I lived at 795 Garden Street from 1954 to 1969. My windows overlooked that short dirt road. My playmates and I played with dolls in the courtyard of my building that was on the road. I learned to ride my first two-wheeler (with training wheels) along the broken sidewalk. It was a challenge to keep on the broken pavement and not venture onto the dirt and rocks with broken glass.

I met my first love on Old Kingbridge Road. I was in kindergarten and he was in first grade. We played cowboys and he tied me to a tree that was infested with ants on the road. It was love at first sight. Eight years later, we went steady for two years. He "asked me out" for the first time on the road.

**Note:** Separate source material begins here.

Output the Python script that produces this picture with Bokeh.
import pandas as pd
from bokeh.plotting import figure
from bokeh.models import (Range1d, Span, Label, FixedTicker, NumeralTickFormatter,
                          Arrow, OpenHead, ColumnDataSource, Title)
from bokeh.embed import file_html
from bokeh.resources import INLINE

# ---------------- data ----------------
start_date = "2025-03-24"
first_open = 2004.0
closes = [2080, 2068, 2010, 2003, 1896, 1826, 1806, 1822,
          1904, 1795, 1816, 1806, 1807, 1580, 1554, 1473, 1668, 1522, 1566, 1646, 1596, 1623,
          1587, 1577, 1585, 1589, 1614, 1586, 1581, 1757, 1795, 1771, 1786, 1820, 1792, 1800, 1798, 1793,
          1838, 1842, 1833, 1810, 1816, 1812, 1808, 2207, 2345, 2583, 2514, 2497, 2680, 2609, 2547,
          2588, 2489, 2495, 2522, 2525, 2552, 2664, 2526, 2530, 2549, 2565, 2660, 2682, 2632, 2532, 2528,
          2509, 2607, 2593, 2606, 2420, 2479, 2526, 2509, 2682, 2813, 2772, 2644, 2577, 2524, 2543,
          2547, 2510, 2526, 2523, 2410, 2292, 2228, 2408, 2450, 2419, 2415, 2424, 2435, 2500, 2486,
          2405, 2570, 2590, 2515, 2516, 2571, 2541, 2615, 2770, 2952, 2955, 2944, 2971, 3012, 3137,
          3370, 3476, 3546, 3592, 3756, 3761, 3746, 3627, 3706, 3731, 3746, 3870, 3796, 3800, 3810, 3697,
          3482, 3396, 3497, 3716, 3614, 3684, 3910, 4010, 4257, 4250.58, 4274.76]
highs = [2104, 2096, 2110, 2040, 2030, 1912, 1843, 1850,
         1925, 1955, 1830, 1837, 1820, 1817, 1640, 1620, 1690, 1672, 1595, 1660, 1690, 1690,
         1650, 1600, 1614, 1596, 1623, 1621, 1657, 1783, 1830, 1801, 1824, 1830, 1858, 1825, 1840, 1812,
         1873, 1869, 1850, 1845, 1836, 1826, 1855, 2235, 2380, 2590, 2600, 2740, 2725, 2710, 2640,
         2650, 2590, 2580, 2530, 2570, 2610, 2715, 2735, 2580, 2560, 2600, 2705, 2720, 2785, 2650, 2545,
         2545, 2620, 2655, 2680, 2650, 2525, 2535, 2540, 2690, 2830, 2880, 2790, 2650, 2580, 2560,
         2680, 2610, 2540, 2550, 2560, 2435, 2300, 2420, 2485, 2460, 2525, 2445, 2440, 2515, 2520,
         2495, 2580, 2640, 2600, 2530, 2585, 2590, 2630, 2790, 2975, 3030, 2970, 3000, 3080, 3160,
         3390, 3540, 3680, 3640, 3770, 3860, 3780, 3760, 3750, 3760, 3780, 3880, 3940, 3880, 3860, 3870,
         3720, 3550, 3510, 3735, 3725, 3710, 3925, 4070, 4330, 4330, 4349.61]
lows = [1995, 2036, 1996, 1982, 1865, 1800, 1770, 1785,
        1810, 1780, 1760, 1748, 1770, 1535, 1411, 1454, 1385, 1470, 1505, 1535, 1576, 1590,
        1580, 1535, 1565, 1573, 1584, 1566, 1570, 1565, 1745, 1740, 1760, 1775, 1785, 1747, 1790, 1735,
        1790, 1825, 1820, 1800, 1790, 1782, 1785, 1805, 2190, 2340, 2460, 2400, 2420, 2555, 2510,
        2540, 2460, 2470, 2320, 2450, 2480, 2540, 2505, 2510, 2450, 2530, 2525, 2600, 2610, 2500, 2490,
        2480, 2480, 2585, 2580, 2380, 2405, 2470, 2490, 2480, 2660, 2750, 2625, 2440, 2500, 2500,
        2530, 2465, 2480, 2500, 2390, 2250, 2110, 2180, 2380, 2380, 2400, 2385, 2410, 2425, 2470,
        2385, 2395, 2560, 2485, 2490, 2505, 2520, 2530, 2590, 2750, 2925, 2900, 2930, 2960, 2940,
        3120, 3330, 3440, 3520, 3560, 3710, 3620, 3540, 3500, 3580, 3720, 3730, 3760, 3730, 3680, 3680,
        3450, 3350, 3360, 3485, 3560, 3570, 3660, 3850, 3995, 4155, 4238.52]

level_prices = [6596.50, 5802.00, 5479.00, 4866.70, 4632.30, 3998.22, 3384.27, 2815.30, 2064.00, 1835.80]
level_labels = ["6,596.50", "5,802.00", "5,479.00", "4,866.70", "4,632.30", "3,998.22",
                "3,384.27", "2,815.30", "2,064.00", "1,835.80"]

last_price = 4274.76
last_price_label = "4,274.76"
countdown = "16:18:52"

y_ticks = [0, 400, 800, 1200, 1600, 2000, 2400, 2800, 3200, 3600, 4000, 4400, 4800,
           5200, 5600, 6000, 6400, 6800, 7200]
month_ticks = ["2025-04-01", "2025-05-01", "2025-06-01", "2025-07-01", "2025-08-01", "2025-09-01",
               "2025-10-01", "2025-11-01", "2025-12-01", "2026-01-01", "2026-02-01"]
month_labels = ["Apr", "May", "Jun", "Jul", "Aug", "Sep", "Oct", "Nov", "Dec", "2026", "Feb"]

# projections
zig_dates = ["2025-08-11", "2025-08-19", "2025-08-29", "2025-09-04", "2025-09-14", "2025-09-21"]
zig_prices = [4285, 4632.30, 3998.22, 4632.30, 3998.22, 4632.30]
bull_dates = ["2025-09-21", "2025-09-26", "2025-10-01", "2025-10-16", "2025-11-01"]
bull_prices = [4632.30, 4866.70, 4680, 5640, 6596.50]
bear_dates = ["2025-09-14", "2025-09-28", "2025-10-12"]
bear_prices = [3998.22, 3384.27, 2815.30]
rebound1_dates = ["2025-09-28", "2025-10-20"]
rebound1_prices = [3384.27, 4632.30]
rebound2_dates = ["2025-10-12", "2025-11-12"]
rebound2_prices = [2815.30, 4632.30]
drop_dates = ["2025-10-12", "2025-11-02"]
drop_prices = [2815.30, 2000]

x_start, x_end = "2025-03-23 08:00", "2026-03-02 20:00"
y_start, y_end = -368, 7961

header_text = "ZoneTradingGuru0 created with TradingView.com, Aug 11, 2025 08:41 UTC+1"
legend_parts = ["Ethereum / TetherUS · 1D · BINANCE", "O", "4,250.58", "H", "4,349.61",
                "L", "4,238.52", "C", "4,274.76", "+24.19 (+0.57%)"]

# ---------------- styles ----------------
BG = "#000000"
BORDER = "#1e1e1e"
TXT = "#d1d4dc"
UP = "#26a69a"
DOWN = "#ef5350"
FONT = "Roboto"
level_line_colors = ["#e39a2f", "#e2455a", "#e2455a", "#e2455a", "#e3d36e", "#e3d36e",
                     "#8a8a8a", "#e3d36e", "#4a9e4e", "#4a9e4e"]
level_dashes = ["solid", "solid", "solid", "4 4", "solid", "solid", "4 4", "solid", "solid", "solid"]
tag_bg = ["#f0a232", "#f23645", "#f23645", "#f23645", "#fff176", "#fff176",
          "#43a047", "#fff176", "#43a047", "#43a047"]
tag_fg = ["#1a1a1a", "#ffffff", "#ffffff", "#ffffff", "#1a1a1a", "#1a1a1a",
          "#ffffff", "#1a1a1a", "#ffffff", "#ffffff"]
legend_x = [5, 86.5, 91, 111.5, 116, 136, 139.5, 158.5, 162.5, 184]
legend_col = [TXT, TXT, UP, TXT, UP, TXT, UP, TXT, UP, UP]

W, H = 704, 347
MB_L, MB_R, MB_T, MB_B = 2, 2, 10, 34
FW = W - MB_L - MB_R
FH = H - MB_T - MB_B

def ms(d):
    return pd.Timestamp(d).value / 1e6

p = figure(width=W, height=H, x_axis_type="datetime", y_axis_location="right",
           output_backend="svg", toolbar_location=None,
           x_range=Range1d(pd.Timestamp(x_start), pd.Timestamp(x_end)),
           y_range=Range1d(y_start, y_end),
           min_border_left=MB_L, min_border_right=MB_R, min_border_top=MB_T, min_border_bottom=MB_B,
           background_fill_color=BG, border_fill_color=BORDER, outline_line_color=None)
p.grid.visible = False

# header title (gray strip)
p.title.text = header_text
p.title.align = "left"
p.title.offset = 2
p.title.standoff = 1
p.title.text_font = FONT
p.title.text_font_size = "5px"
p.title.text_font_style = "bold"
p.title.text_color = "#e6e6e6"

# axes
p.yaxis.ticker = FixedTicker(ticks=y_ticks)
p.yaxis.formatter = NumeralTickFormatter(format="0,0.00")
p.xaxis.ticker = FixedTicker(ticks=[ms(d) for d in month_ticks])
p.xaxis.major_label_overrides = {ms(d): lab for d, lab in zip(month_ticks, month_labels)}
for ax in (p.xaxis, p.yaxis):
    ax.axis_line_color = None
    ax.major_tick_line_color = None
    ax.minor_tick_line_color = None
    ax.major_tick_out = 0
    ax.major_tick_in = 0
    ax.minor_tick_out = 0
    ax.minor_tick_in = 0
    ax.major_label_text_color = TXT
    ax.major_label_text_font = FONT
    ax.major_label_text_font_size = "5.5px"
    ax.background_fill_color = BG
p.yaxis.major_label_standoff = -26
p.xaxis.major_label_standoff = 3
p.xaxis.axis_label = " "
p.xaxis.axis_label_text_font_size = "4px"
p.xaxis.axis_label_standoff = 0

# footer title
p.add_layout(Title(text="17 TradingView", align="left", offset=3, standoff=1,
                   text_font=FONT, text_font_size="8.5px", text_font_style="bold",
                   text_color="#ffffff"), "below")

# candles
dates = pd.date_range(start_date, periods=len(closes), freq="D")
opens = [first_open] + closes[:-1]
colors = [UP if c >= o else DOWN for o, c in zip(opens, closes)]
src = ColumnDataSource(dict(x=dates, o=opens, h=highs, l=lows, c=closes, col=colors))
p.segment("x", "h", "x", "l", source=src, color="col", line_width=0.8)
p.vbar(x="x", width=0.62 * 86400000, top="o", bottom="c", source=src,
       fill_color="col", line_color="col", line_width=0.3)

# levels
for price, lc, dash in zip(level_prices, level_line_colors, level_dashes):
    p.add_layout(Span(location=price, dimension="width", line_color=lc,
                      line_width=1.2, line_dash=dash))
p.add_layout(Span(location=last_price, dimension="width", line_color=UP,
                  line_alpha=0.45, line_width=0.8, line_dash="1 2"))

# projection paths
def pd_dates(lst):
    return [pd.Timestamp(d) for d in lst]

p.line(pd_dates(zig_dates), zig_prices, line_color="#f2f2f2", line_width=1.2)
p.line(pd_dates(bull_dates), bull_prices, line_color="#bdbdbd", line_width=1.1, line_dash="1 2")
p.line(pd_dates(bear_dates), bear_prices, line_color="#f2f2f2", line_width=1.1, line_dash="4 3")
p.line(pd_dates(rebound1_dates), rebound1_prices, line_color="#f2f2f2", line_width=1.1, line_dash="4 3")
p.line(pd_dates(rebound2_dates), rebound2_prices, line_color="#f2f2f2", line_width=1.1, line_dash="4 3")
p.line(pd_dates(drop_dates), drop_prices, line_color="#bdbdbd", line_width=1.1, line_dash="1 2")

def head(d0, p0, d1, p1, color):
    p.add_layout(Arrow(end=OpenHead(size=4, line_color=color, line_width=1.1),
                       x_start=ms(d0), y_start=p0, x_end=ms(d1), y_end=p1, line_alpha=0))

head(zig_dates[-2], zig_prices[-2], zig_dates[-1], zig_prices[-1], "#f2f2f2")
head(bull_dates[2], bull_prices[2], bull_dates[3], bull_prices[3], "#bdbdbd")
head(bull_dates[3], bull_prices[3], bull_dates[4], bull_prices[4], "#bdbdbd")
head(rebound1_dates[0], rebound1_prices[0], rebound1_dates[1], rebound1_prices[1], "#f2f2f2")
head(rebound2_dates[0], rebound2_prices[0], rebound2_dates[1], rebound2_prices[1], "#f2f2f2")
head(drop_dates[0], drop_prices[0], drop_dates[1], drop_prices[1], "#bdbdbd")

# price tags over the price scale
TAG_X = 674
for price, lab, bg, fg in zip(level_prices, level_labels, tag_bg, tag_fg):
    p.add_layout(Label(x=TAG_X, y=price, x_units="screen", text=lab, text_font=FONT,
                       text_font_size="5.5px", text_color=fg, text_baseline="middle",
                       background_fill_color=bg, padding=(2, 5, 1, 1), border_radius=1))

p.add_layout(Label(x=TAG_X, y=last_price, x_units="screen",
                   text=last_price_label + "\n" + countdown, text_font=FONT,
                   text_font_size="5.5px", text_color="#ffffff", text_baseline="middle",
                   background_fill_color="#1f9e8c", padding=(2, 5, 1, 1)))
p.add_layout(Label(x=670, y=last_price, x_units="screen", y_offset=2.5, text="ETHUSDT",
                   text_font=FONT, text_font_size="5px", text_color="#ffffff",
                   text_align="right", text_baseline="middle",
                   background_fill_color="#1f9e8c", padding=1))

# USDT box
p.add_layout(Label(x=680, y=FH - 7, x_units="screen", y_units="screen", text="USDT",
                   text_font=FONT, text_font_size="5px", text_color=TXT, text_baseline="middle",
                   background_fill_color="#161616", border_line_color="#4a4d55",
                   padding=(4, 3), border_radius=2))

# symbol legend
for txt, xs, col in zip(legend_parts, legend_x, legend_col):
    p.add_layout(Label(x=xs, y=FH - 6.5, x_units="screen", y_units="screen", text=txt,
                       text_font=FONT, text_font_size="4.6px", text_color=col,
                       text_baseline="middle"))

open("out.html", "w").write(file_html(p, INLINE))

We would meet every day on the road and hang out with our friends.

My brother was four years my junior. I remember that he always aspired to be a ball player. I think he first had this dream when he threw eggs directly from the carton to the ground on Old Kingsbridge Road. I will never forget the day when he achieved a direct hit by throwing a water balloon on a neighbor's freshly coiffed hairdo. He made sure that I was the unknowing suspect who was looking from the window when the hit was made. My brother's first home run had a price tag of sixty-five dollars attached to it. He hit the ball through a window of a parked car on Old Kingsbridge Road. The parking spots on the road were a best-kept secret to the few who found them. Alternate side of the street parking did not exist on Old Kingsbridge Road.

My pre-teens and early teens were great years. I had many memories associated with Old Kingsbridge during that time span. Every time I look at the ugly oblong scar on my knee, I think of Old Kingsbridge Road. As a young teen I was running to hang out with my friend Lucille. She lived in one of the four two to three family homes that were on the paved side of Old Kingsbridge Road. As I ran along, I fell on a piece of glass that slit my knee. An ugly scar can bring back great memories.

Lucille would call for me as she left the porch of her two family home. As she pulled up her knee socks and walked from her stoop, she would yell DENNEEESSE in one syllable at the top of her lungs. She would arrive by the back door of the building a minute later, and I would be on my way down the four flights of stairs. My girlfriends from Old Kingsbridge and Grote Street and I would have the best of times hanging out. It was always a treat to have a sleep-over at Lucille's. Her house was the first three-family home next to my building. We would wait for her parents to fall asleep and three to five fourteen year olds would go out on her second floor balcony and play Motown on her portable turntable. It was inevitable that the guys would come down the road. They would talk to us for endless hours from twelve feet below while the Best of Motown played on. As we became more daring, we would sneak down the steps and share kisses with our boyfriends on the Bronx road without street lights.

My friend Candy lived in a ground floor apartment on Grote Street and her apartment had a side yard on Old Kingbridge Road. I remember her tree and shrub enclosed enclave. The scent of the flowering trees and the waxy leaves of the shrubs lead me to nostalgic landscaping decisions later in my life. We would hang out on the other side of the fenced-in tropical paradise of her back yard. Our boyfriends would meet us there on summer mornings as we began our treks to the zoo, or Orchard Beach.

The day of my move to New Jersey was a very melancoly day. I was sad to leave my childhood of the Bronx. The fact that my building backed up to the road enabled me to find a comfortable outlet beyond my innermost circle. I felt enabled to take baby steps beyond Garden Street, onto the Road and onward to anywhere I may want to venture.